Tijdens de mondelinge behandeling is door partijen gediscussieerd over het al dan niet rechtsgeldige verzuim van Inbraakpreventie ten aanzien van de installatiewerkzaamheden. Het verzuimvraagstuk komt echter pas aan bod als een tekortkoming in de nakoming door Inbraakpreventie is vastgesteld. Nu een tekortkoming aan de zijde van Inbraakpreventie in deze procedure niet kan worden vastgesteld, komt de kantonrechter niet toe aan beoordeling van de rechtsgeldigheid van het verzuim van Inbraakpreventie.
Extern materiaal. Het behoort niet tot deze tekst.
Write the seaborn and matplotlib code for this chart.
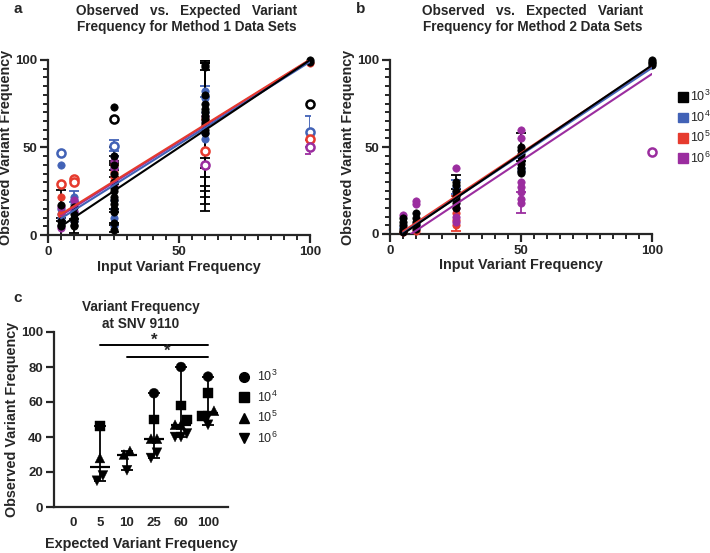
import numpy as np
import pandas as pd
import seaborn as sns
import matplotlib.pyplot as plt
from matplotlib.patches import Patch
from matplotlib.lines import Line2D
from matplotlib.ticker import MultipleLocator

###############################################
##### Data ####################################
###############################################

groups = ["1e3", "1e4", "1e5", "1e6"]
group_labels = [r"$\mathregular{10^3}$", r"$\mathregular{10^4}$",
                r"$\mathregular{10^5}$", r"$\mathregular{10^6}$"]
group_colors = ["#000000", "#4262B6", "#E63B2E", "#9B2D9F"]

# panel a: Method 1 data sets (x = input freq, y = observed, open = hollow marker, sd = error)
a_x = [5, 5, 5, 5, 10, 10, 10, 10, 10, 10,
       25, 25, 25, 25, 25, 25, 25, 25, 25, 25, 25, 25, 25, 25, 25,
       60, 60, 60, 60, 60, 60, 60, 60, 60, 60, 60, 60, 100, 100, 100,
       5, 5, 5, 5, 5, 10, 10, 10, 10, 10, 25, 25, 25, 25, 25, 25, 25, 25,
       60, 60, 60, 60, 60, 60, 100,
       5, 5, 5, 10, 10, 10, 25, 25, 25, 25, 60, 60, 60, 100, 100,
       5, 5, 10, 10, 25, 25, 25, 60, 60, 100]
a_y = [17, 8, 6, 5, 16, 12, 10, 8, 6, 5,
       73, 66, 45, 40, 35, 30, 27, 25, 22, 20, 18, 15, 13, 7, 3,
       97, 96, 80, 75, 72, 70, 68, 66, 64, 62, 60, 58, 100, 99, 75,
       47, 40, 15, 12, 10, 22, 20, 18, 14, 8, 51, 45, 38, 30, 20, 15, 10, 5,
       82, 78, 70, 65, 58, 55, 59,
       29, 22, 12, 32, 30, 16, 40, 36, 33, 31, 48, 66, 63, 98, 55,
       16, 4, 20, 13, 42, 38, 28, 40, 68, 50]
a_grp = (["1e3"] * 40 + ["1e4"] * 25 + ["1e5"] * 15 + ["1e6"] * 10)
a_open = [0, 0, 0, 0, 0, 0, 0, 0, 0, 0,
          0, 1, 0, 0, 0, 0, 0, 0, 0, 0, 0, 0, 0, 0, 0,
          0, 0, 0, 0, 0, 0, 0, 0, 0, 0, 0, 0, 0, 0, 1,
          1, 0, 0, 0, 0, 0, 0, 0, 0, 0, 1, 0, 0, 0, 0, 0, 0, 0,
          0, 0, 0, 0, 0, 0, 1,
          1, 0, 0, 1, 1, 0, 0, 0, 0, 0, 1, 0, 0, 0, 1,
          0, 0, 0, 0, 0, 0, 0, 1, 0, 1]
a_sd = [9, 0, 0, 5, 0, 0, 0, 0, 0, 4,
        0, 0, 5, 0, 6, 15, 0, 12, 20, 13, 0, 0, 0, 0, 3,
        3, 0, 0, 0, 28, 32, 35, 38, 50, 37, 38, 40, 0, 0, 0,
        0, 0, 0, 0, 0, 3, 0, 0, 0, 0, 3, 0, 0, 0, 0, 0, 0, 0,
        3, 0, 0, 0, 0, 0, 9,
        0, 0, 0, 0, 0, 0, 0, 0, 0, 0, 0, 0, 0, 0, 0,
        0, 0, 0, 0, 0, 0, 0, 0, 0, 4]
a_slope = [1.0, 0.942, 0.93, 0.935]
a_intercept = [0.0, 4.8, 7.3, 6.5]

# panel b: Method 2 data sets
b_x = [5, 5, 5, 5, 5, 5, 10, 10, 10, 10, 10,
       25, 25, 25, 25, 25, 25, 25, 50, 50, 50, 50, 50, 50, 50, 50, 50,
       100, 100, 100, 100,
       5, 10, 25, 25, 50, 50,
       5, 10, 25, 25, 25,
       5, 10, 10, 25, 25, 25, 25, 50, 50, 50, 50, 50, 50, 50, 100]
b_y = [9, 7, 5, 3, 2, 1, 12, 9, 7, 5, 3,
       30, 28, 25, 22, 20, 18, 15, 50, 48, 46, 44, 42, 40, 38, 36, 35,
       100, 99, 98, 97,
       4, 6, 27, 24, 38, 36,
       1, 2, 12, 8, 5,
       11, 19, 17, 38, 15, 10, 7, 60, 55, 30, 27, 24, 20, 18, 47]
b_grp = (["1e3"] * 31 + ["1e4"] * 6 + ["1e5"] * 5 + ["1e6"] * 15)
b_open = [0] * 56 + [1]
b_sd = [0, 0, 0, 0, 0, 0, 0, 0, 0, 0, 0,
        4, 0, 0, 0, 0, 0, 0, 8, 0, 0, 0, 0, 0, 0, 0, 0,
        0, 0, 0, 0,
        0, 0, 4, 0, 0, 0,
        0, 0, 10, 0, 0,
        0, 0, 0, 0, 0, 0, 0, 0, 0, 0, 0, 0, 0, 6, 0]
b_slope = [1.02, 1.0, 1.0, 1.0]
b_intercept = [-5.0, -4.5, -3.5, -8.0]

# panel c: SNV 9110
c_categories = ["0", "5", "10", "25", "60", "100"]
c_cat = ["5", "5", "5", "5", "10", "10", "10",
         "25", "25", "25", "25", "25", "25",
         "60", "60", "60", "60", "60", "60", "60", "60",
         "100", "100", "100", "100", "100", "100"]
c_val = [46.5, 28, 18, 15, 32, 30, 21,
         65, 50, 39, 39, 31, 28,
         80, 58, 50, 47, 47, 42, 40, 40,
         74.5, 65, 52, 55, 52, 47]
c_grp = ["1e4", "1e5", "1e6", "1e6", "1e5", "1e5", "1e6",
         "1e3", "1e4", "1e5", "1e5", "1e6", "1e6",
         "1e3", "1e4", "1e4", "1e5", "1e5", "1e6", "1e6", "1e6",
         "1e3", "1e4", "1e4", "1e5", "1e6", "1e6"]
c_markers = {"1e3": "o", "1e4": "s", "1e5": "^", "1e6": "v"}
c_sig = [("5", "100"), ("10", "100")]

###############################################
##### Style ###################################
###############################################

sns.set_style("ticks")
plt.rcParams['font.family'] = ['Liberation Sans', 'DejaVu Sans']
plt.rcParams['mathtext.fontset'] = 'custom'
plt.rcParams['mathtext.rm'] = 'Liberation Sans'
plt.rcParams['axes.linewidth'] = 1.6

palette = dict(zip(groups, group_colors))
LABEL = dict(fontsize=10.4, fontweight='bold')
TITLE = dict(fontsize=9.8, fontweight='bold', ha='center', va='top', linespacing=1.2)


def style_axis(ax):
    ax.tick_params(which='major', direction='out', length=5.5, width=1.6,
                   labelsize=9.5, pad=2.5)
    ax.tick_params(which='minor', direction='out', length=3.5, width=1.4)
    plt.setp(ax.get_xticklabels() + ax.get_yticklabels(), fontweight='bold')
    sns.despine(ax=ax)


def scatter_panel(ax, x, y, grp, hollow, sd, slopes, intercepts):
    df = pd.DataFrame({'x': x, 'y': y, 'grp': grp, 'open': hollow, 'sd': sd})
    draw_order = ["1e4", "1e5", "1e6", "1e3"]
    for g in draw_order:
        d = df[df.grp == g]
        e = d[d.sd > 0]
        if len(e):
            ax.errorbar(e.x, e.y, yerr=e.sd, fmt='none', ecolor=palette[g],
                        elinewidth=1.3, capsize=3.5, capthick=1.3, zorder=2)
        f = d[d.open == 0]
        sns.scatterplot(data=f, x='x', y='y', color=palette[g], s=28,
                        edgecolor=palette[g], linewidth=0.5, ax=ax,
                        legend=False, zorder=3, clip_on=False)
        h = d[d.open == 1]
        if len(h):
            ax.scatter(h.x, h.y, s=34, facecolors='white', edgecolors=palette[g],
                       linewidths=1.8, zorder=4, clip_on=False)
    # linear fits
    for g, m, b in zip(["1e6", "1e5", "1e4", "1e3"], slopes[::-1], intercepts[::-1]):
        x0 = max(5, -b / m)
        xs = np.array([x0, 100])
        ax.plot(xs, m * xs + b, color=palette[g], lw=1.5, zorder=5)
    ax.set_xlim(0, 100)
    ax.set_ylim(0, 100)
    ax.xaxis.set_major_locator(MultipleLocator(50))
    ax.xaxis.set_minor_locator(MultipleLocator(5))
    ax.yaxis.set_major_locator(MultipleLocator(50))
    ax.yaxis.set_minor_locator(MultipleLocator(5))
    ax.set_xlabel("Input Variant Frequency", labelpad=1, **LABEL)
    ax.set_ylabel("Observed Variant Frequency", labelpad=1, **LABEL)
    style_axis(ax)


fig = plt.figure(figsize=(7.1, 5.53), dpi=100)
W, H = 710, 553


def add_axes(x0, y0, x1, y1):
    return fig.add_axes([x0 / W, 1 - y1 / H, (x1 - x0) / W, (y1 - y0) / H])


###############################################
##### Panel a #################################
###############################################

ax_a = add_axes(48, 60, 310, 235)
scatter_panel(ax_a, a_x, a_y, a_grp, a_open, a_sd, a_slope, a_intercept)
fig.text(187 / W, 1 - 4 / H,
         "Observed   vs.   Expected   Variant\nFrequency for Method 1 Data Sets", **TITLE)
fig.text(13 / W, 1 - 2 / H, "a", fontsize=11, fontweight='bold', va='top')

###############################################
##### Panel b #################################
###############################################

ax_b = add_axes(390, 60, 652, 234)
scatter_panel(ax_b, b_x, b_y, b_grp, b_open, b_sd, b_slope, b_intercept)
fig.text(533 / W, 1 - 4 / H,
         "Observed   vs.   Expected   Variant\nFrequency for Method 2 Data Sets", **TITLE)
fig.text(356 / W, 1 - 2 / H, "b", fontsize=11, fontweight='bold', va='top')

handles = [Patch(facecolor=c, edgecolor=c) for c in group_colors]
fig.legend(handles, group_labels, loc='upper left', bbox_to_anchor=(678 / W, 1 - 89 / H),
           frameon=False, fontsize=9, handlelength=0.8, handleheight=0.8,
           handletextpad=0.15, labelspacing=0.42, borderpad=0, borderaxespad=0)

###############################################
##### Panel c #################################
###############################################

ax_c = add_axes(54, 332, 228, 507)
dfc = pd.DataFrame({'cat': c_cat, 'val': c_val, 'grp': c_grp})
dfc['pos'] = dfc.cat.map({c: i for i, c in enumerate(c_categories)}).astype(float)

# spread near-identical values sideways like a column scatter
step = 0.22
for cat, d in dfc.groupby('cat'):
    d = d.sort_values('val')
    clusters, cur = [], [d.index[0]]
    for i0, i1 in zip(d.index[:-1], d.index[1:]):
        if dfc.val[i1] - dfc.val[i0] < 4:
            cur.append(i1)
        else:
            clusters.append(cur)
            cur = [i1]
    clusters.append(cur)
    for cl in clusters:
        offs = (np.arange(len(cl)) - (len(cl) - 1) / 2) * step
        dfc.loc[cl, 'pos'] += offs

sns.scatterplot(data=dfc, x='pos', y='val', style='grp', markers=c_markers,
                color='black', s=50, edgecolor='black', linewidth=0.3, ax=ax_c,
                legend=False, zorder=3, clip_on=False)

stats = dfc.groupby('cat').val.agg(['median', 'min', 'max'])
for cat, r in stats.iterrows():
    p = c_categories.index(cat)
    ax_c.errorbar([p], [r['median']],
                  yerr=[[r['median'] - r['min']], [r['max'] - r['median']]],
                  fmt='none', ecolor='black', elinewidth=1.3, capsize=4.5, capthick=1.3)
    ax_c.hlines(r['median'], p - 0.36, p + 0.36, color='black', lw=1.6)

sig_levels = [92.5, 86]
for (c0, c1), yl in zip(c_sig, sig_levels):
    p0, p1 = c_categories.index(c0), c_categories.index(c1)
    ax_c.plot([p0, p1], [yl, yl], color='black', lw=1.4, clip_on=False)
    ax_c.text((p0 + p1) / 2, yl - 1.5, "*", ha='center', va='bottom',
              fontsize=12, fontweight='bold')

ax_c.set_xlim(-0.7, 5.74)
ax_c.set_ylim(0, 100)
ax_c.set_xticks(range(len(c_categories)))
ax_c.set_xticklabels(c_categories)
ax_c.yaxis.set_major_locator(MultipleLocator(20))
ax_c.set_xlabel("Expected Variant Frequency", labelpad=6, **LABEL)
ax_c.set_ylabel("Observed Variant Frequency", labelpad=1, **LABEL)
style_axis(ax_c)
ax_c.tick_params(axis='x', length=0, pad=7)
ax_c.set_title("Variant Frequency\nat SNV 9110", fontsize=9.8, fontweight='bold',
               pad=3, linespacing=1.25)
fig.text(13 / W, 1 - 291 / H, "c", fontsize=11, fontweight='bold', va='top')

c_handles = [Line2D([], [], marker=c_markers[g], color='black', ls='none', markersize=7)
             for g in groups]
fig.legend(c_handles, group_labels, loc='upper left', bbox_to_anchor=(238 / W, 1 - 369 / H),
           frameon=False, fontsize=9, handlelength=1.0, handletextpad=0.5,
           labelspacing=0.42, borderpad=0, borderaxespad=0)

fig.savefig("out.png", dpi=100)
FK Creatives moet de proceskosten van Inbraakpreventie betalen
4.9.
FK Creatives is in het ongelijk gesteld en moet daarom de proceskosten (inclusief nakosten) van Inbraakpreventie betalen. De proceskosten van Inbraakpreventie worden tot dit vonnis begroot op:
- kosten van de dagvaarding
115,22
- griffierecht
524,00
- salaris gemachtigde
678,00
(2 punten × € 339,00)
- nakosten
135,00
(plus de kosten van betekening zoals vermeld in de beslissing)
Totaal
1.452,22

5.De beslissing

De kantonrechter
5.1.
veroordeelt FK Creatives om aan Inbraakpreventie te betalen een bedrag van € 5.559,14, te vermeerderen met de wettelijke rente als bedoeld in artikel 6:119 BW over het toegewezen bedrag, met ingang van 24 juli 2024, tot de dag van volledige betaling,
5.2.
veroordeelt FK Creatives in de proceskosten, tot dit vonnis aan de zijde van Inbraakpreventie begroot op € 1.452,22, te betalen binnen veertien dagen na aanschrijving daartoe, te vermeerderen met de kosten van betekening als FK Creatives niet tijdig aan de veroordelingen voldoet en het vonnis daarna wordt betekend,
5.3.
verklaart dit vonnis uitvoerbaar bij voorraad.
Dit vonnis is gewezen door mr. M.M. Breugem, kantonrechter, en mr. Z.A. Mees, griffier, en in het openbaar uitgesproken op 31 januari 2025.